(Data records)
============

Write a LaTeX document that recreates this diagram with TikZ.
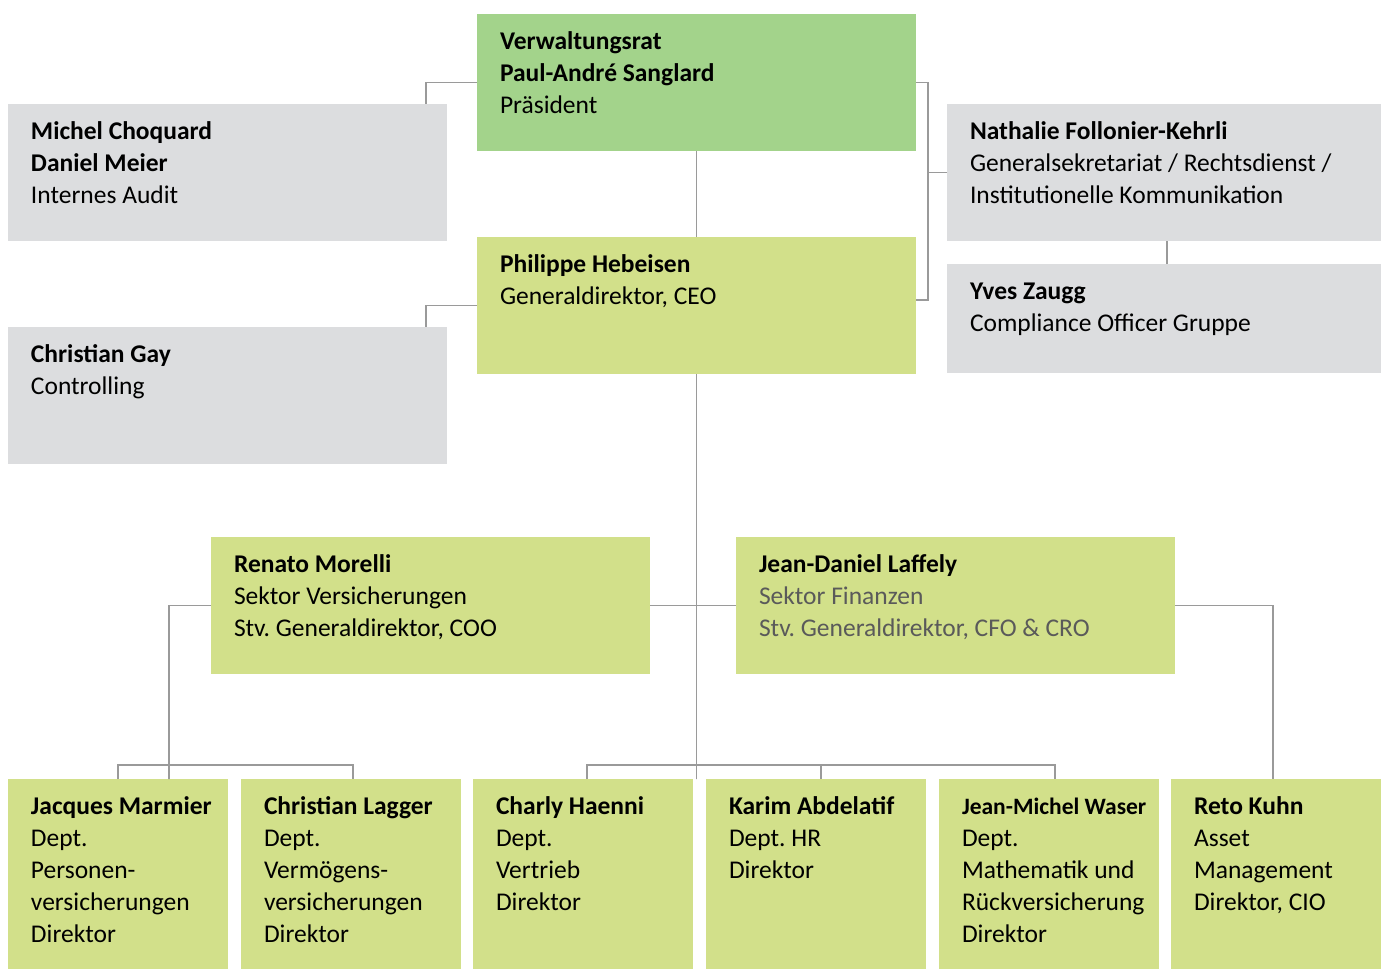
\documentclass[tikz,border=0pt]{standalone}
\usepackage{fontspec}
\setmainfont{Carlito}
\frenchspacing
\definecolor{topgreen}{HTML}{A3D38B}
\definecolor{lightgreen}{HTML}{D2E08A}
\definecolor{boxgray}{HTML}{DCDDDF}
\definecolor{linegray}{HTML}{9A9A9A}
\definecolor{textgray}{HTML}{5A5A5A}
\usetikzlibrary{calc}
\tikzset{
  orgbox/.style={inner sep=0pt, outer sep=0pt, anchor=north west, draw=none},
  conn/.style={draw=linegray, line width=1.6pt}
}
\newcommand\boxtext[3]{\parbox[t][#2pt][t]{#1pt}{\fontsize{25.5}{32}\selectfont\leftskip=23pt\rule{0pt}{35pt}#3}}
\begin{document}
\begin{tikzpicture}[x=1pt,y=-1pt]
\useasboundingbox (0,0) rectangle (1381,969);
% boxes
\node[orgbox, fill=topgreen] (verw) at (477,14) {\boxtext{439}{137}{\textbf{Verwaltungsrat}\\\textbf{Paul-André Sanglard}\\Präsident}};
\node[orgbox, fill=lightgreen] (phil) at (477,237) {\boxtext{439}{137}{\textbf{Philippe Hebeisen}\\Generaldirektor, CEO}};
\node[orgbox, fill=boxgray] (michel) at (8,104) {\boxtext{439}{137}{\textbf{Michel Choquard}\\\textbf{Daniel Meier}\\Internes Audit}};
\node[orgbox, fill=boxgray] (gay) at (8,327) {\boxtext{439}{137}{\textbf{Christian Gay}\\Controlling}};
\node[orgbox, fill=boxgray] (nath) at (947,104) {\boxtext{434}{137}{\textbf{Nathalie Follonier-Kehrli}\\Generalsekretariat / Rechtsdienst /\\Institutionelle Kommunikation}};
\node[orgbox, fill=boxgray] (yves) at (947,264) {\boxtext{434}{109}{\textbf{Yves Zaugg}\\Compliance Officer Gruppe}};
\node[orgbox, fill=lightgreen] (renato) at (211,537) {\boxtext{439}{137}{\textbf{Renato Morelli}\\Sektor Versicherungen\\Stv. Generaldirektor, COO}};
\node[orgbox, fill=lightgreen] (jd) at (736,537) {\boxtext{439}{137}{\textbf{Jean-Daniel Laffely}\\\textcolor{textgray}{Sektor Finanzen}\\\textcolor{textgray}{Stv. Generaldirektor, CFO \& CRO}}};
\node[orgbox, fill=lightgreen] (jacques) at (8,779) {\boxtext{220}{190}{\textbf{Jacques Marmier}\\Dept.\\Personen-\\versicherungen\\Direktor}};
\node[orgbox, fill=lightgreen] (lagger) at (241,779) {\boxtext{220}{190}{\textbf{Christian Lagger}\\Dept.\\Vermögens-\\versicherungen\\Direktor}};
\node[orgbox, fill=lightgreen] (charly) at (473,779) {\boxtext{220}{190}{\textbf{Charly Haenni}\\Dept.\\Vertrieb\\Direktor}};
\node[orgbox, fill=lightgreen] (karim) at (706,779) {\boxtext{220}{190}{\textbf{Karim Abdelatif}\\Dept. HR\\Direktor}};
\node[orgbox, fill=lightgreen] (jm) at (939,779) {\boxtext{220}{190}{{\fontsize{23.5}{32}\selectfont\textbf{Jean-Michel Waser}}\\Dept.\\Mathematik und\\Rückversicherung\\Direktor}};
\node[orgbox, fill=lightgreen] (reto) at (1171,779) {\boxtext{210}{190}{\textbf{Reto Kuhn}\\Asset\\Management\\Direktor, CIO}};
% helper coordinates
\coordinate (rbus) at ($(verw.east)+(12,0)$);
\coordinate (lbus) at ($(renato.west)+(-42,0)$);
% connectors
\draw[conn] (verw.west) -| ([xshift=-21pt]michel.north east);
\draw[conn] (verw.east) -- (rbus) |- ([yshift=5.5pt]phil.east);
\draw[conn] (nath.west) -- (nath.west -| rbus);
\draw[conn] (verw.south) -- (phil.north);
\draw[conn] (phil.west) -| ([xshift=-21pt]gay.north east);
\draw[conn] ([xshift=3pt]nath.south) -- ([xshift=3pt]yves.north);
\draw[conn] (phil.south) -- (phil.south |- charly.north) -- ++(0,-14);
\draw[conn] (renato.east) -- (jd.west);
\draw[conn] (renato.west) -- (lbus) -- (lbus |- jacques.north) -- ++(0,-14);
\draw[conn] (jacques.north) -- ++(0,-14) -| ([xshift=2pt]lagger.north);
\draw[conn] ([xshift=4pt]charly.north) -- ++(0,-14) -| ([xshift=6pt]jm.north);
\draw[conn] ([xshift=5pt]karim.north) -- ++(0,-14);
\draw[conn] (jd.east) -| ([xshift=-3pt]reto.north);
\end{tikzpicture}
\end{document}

============

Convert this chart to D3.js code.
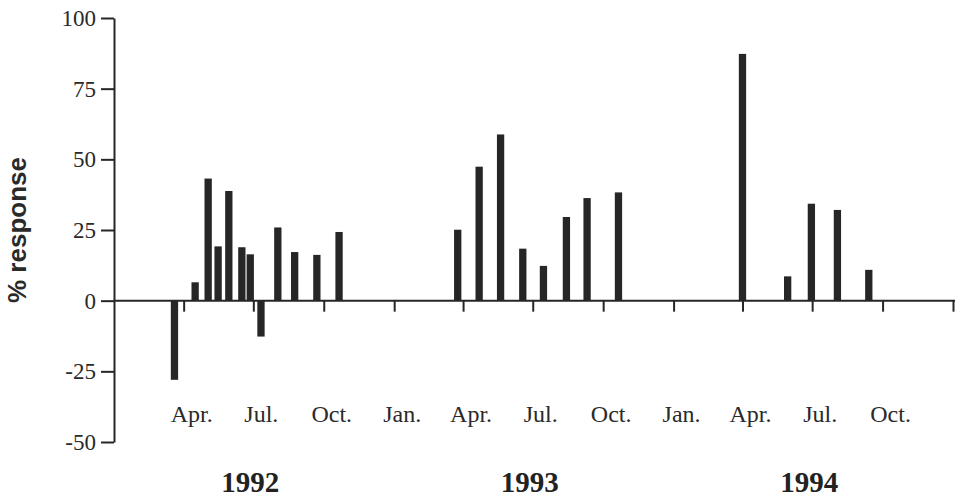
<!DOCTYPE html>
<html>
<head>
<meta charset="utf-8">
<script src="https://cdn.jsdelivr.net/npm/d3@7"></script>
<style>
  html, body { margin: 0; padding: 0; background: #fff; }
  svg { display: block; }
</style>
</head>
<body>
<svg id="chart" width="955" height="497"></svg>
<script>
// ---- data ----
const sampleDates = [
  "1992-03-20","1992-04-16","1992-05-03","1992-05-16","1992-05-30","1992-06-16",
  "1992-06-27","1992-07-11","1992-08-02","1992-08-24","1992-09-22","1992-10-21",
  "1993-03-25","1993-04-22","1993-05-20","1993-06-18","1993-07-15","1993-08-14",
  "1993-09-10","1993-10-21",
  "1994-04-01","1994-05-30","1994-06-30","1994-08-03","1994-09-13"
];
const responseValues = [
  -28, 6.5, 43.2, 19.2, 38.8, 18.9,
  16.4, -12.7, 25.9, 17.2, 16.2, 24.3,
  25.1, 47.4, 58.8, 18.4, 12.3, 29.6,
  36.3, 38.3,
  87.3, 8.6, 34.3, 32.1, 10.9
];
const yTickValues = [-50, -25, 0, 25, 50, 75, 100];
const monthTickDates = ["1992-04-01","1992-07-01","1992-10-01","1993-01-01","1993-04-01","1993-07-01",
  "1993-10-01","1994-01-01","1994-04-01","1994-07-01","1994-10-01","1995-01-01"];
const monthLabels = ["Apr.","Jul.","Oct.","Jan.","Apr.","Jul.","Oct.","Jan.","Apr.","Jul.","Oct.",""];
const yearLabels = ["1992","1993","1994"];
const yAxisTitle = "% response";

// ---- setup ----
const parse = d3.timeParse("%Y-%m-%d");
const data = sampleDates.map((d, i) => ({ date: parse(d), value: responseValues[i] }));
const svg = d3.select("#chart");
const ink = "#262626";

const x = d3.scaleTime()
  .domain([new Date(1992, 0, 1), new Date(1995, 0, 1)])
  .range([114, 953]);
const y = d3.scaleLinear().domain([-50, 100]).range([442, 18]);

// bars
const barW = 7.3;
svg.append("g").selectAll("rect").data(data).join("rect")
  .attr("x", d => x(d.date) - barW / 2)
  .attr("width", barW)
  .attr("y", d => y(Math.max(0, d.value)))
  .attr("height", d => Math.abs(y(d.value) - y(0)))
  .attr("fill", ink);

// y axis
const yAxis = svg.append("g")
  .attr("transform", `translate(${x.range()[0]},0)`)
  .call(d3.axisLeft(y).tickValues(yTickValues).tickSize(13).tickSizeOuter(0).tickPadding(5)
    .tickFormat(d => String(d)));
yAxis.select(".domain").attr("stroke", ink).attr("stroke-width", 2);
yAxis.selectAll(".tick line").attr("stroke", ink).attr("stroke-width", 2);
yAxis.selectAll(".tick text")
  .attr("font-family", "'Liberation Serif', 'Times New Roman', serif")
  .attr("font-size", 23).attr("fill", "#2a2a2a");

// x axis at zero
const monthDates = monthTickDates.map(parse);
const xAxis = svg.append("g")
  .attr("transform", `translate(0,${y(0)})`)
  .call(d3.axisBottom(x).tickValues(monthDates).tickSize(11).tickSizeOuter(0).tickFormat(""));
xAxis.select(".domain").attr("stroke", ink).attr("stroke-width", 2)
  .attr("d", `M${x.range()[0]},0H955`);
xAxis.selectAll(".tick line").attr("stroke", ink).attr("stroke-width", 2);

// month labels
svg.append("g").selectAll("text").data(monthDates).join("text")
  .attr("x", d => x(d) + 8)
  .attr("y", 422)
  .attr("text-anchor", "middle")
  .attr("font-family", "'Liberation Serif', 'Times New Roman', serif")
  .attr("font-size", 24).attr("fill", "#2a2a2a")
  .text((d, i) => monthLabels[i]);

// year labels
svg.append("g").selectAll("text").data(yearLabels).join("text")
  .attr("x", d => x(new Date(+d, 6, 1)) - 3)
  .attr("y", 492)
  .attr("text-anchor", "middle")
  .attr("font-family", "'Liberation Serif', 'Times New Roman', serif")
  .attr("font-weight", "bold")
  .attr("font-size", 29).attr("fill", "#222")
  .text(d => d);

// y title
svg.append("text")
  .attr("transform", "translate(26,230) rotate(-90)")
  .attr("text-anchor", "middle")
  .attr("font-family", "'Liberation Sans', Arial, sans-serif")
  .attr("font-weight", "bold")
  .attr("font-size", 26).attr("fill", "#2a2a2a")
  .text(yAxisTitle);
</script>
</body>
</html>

============

▶ [DESCRIPTION OF THE TASK] Check every line of the material for the string "chart" and give the number of lines that have it, without anything else.

▶ [EXERCISE RESPONSE] 3